* **EXERCISE**: Your job is to return the lines between the line holding "Recreate this image as a Python" and the line holding "ax.text(10.38, 248.9, 'y", inclusive, exactly and with no pictures.
— Start LISTING —
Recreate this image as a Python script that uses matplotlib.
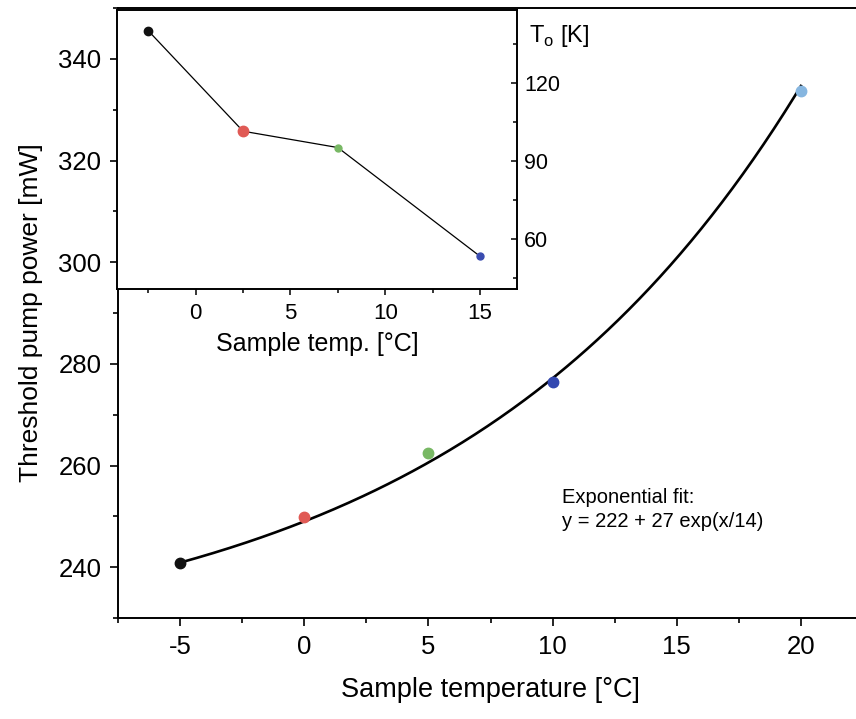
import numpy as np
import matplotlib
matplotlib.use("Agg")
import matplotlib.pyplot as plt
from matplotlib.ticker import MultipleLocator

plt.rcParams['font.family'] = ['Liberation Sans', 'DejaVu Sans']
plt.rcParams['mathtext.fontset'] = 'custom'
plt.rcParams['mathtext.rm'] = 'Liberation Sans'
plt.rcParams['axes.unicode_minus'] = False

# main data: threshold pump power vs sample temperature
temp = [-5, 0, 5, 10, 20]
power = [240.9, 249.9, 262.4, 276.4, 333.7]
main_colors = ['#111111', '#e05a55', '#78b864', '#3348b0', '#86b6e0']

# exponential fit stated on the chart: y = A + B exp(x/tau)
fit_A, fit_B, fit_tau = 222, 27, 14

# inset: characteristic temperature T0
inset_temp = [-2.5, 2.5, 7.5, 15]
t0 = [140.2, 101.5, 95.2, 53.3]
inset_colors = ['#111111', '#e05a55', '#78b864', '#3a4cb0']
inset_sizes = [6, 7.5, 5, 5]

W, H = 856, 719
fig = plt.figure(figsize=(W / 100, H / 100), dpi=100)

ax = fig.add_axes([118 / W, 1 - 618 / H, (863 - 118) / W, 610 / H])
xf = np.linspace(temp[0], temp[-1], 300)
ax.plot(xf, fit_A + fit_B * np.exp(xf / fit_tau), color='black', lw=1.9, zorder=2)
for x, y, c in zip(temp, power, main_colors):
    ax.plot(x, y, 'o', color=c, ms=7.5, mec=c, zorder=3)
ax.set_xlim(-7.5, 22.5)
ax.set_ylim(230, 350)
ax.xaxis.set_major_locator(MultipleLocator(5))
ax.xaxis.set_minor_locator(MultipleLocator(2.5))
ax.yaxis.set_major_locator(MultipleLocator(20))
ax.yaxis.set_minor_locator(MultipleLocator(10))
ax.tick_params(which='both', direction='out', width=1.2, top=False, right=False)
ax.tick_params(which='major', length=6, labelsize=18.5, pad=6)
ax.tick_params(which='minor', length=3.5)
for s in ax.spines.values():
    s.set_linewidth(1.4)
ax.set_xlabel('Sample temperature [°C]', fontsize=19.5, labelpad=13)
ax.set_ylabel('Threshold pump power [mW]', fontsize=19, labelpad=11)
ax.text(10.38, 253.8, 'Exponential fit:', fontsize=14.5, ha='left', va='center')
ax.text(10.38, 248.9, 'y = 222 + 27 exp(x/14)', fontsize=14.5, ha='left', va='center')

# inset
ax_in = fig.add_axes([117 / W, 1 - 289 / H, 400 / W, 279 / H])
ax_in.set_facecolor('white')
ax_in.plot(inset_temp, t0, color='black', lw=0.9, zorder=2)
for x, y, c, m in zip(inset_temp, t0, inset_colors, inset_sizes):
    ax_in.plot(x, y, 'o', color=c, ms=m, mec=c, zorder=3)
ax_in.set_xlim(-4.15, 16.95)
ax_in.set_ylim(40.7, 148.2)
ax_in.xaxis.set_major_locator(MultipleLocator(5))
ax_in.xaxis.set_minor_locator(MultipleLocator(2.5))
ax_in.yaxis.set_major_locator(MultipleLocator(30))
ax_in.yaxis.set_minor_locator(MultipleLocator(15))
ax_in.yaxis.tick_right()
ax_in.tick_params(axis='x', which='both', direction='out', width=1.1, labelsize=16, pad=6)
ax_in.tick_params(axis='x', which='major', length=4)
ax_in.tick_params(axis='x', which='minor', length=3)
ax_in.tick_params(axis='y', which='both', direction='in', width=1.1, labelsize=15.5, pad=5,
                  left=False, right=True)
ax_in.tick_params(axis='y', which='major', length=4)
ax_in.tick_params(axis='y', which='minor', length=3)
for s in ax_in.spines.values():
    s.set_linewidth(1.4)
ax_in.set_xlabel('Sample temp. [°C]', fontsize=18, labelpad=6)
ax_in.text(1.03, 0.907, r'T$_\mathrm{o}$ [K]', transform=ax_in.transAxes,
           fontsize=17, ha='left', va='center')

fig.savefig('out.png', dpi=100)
— End LISTING —
— Start LISTING —
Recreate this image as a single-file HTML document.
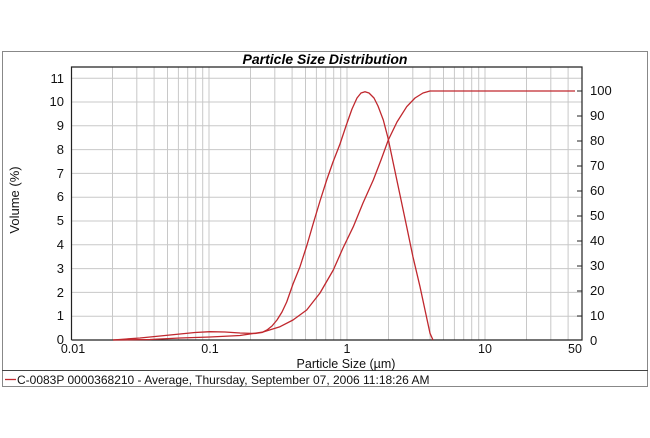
— End LISTING —
— Start LISTING —
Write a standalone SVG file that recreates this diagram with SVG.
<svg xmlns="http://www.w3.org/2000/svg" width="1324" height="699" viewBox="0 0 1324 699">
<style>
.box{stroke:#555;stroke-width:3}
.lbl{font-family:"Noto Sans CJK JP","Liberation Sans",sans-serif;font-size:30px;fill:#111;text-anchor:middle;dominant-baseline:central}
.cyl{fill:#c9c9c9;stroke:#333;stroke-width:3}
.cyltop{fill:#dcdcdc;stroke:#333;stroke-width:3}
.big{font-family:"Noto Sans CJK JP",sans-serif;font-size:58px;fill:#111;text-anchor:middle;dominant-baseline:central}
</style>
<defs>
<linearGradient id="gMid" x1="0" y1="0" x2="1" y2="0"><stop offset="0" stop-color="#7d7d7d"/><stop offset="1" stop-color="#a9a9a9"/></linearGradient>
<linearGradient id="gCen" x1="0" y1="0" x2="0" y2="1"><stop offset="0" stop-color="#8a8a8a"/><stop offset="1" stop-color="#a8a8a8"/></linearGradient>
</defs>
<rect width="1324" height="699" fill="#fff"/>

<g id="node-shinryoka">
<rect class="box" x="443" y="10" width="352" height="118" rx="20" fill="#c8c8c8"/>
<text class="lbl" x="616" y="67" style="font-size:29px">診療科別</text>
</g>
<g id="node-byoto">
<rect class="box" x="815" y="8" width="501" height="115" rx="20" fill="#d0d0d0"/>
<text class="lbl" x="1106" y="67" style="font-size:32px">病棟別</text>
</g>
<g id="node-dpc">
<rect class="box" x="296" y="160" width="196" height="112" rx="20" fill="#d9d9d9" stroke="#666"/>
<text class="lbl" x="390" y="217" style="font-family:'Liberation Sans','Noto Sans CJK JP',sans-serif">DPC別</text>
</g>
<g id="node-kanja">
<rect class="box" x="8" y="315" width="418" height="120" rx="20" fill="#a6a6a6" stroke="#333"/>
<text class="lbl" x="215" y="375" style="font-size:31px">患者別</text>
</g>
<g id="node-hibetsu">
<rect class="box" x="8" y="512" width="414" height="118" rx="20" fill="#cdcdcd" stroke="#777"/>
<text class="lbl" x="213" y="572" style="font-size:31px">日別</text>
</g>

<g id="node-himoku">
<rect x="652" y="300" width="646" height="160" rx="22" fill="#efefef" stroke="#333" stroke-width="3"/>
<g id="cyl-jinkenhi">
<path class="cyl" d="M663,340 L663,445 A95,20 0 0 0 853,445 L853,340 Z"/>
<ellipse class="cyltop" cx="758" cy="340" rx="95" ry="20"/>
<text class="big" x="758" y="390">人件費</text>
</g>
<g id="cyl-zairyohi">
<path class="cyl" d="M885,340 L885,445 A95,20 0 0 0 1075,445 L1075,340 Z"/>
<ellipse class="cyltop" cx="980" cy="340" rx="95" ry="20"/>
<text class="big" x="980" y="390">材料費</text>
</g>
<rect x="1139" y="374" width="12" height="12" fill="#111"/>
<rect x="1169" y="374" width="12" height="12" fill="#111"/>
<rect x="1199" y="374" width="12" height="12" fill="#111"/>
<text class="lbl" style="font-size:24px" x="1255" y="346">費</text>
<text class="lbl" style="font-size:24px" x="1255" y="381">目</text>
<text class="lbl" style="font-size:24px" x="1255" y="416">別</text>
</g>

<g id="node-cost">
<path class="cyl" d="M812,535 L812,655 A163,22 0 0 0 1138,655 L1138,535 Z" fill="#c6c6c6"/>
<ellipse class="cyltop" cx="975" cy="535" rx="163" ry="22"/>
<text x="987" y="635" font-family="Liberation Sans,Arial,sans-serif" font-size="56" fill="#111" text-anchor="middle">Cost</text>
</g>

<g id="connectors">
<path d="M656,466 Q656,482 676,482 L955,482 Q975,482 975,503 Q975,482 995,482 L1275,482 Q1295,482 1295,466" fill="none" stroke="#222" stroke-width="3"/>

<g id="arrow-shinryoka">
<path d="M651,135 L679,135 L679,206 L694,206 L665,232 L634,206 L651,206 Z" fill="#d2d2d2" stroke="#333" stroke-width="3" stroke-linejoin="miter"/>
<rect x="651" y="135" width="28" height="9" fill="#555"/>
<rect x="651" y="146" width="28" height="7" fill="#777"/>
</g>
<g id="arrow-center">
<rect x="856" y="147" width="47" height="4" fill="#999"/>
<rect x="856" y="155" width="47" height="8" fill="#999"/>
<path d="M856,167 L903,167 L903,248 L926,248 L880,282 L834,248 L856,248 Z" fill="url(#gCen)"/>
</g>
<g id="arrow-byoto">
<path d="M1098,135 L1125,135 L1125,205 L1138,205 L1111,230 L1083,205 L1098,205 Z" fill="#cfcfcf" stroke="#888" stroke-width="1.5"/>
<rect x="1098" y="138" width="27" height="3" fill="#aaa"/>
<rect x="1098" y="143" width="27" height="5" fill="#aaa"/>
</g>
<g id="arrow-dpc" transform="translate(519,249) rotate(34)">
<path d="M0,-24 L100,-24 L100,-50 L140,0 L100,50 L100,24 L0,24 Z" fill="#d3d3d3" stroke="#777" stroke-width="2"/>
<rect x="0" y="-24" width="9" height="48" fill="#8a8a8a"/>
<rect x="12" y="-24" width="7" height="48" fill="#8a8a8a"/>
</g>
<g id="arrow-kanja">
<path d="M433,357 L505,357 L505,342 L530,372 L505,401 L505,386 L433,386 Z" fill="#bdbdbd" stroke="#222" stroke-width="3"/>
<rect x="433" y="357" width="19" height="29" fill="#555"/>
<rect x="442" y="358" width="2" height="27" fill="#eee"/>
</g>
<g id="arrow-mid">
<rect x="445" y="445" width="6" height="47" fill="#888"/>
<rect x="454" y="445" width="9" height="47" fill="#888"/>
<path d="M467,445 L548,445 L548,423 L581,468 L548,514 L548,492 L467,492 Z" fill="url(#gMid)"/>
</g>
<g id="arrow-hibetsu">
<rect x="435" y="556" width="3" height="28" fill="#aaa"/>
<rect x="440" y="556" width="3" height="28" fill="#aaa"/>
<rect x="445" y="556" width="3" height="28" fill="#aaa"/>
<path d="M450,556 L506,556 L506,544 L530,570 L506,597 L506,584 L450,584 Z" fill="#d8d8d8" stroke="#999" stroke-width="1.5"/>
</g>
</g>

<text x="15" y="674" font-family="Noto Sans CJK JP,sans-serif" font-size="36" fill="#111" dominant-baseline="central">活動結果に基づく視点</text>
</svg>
— End LISTING —
* **EXPECTED OUTPUT**:
Recreate this image as a Python script that uses matplotlib.
import numpy as np
import matplotlib
matplotlib.use("Agg")
import matplotlib.pyplot as plt
from matplotlib.ticker import MultipleLocator

plt.rcParams['font.family'] = ['Liberation Sans', 'DejaVu Sans']
plt.rcParams['mathtext.fontset'] = 'custom'
plt.rcParams['mathtext.rm'] = 'Liberation Sans'
plt.rcParams['axes.unicode_minus'] = False

# main data: threshold pump power vs sample temperature
temp = [-5, 0, 5, 10, 20]
power = [240.9, 249.9, 262.4, 276.4, 333.7]
main_colors = ['#111111', '#e05a55', '#78b864', '#3348b0', '#86b6e0']

# exponential fit stated on the chart: y = A + B exp(x/tau)
fit_A, fit_B, fit_tau = 222, 27, 14

# inset: characteristic temperature T0
inset_temp = [-2.5, 2.5, 7.5, 15]
t0 = [140.2, 101.5, 95.2, 53.3]
inset_colors = ['#111111', '#e05a55', '#78b864', '#3a4cb0']
inset_sizes = [6, 7.5, 5, 5]

W, H = 856, 719
fig = plt.figure(figsize=(W / 100, H / 100), dpi=100)

ax = fig.add_axes([118 / W, 1 - 618 / H, (863 - 118) / W, 610 / H])
xf = np.linspace(temp[0], temp[-1], 300)
ax.plot(xf, fit_A + fit_B * np.exp(xf / fit_tau), color='black', lw=1.9, zorder=2)
for x, y, c in zip(temp, power, main_colors):
    ax.plot(x, y, 'o', color=c, ms=7.5, mec=c, zorder=3)
ax.set_xlim(-7.5, 22.5)
ax.set_ylim(230, 350)
ax.xaxis.set_major_locator(MultipleLocator(5))
ax.xaxis.set_minor_locator(MultipleLocator(2.5))
ax.yaxis.set_major_locator(MultipleLocator(20))
ax.yaxis.set_minor_locator(MultipleLocator(10))
ax.tick_params(which='both', direction='out', width=1.2, top=False, right=False)
ax.tick_params(which='major', length=6, labelsize=18.5, pad=6)
ax.tick_params(which='minor', length=3.5)
for s in ax.spines.values():
    s.set_linewidth(1.4)
ax.set_xlabel('Sample temperature [°C]', fontsize=19.5, labelpad=13)
ax.set_ylabel('Threshold pump power [mW]', fontsize=19, labelpad=11)
ax.text(10.38, 253.8, 'Exponential fit:', fontsize=14.5, ha='left', va='center')
ax.text(10.38, 248.9, 'y = 222 + 27 exp(x/14)', fontsize=14.5, ha='left', va='center')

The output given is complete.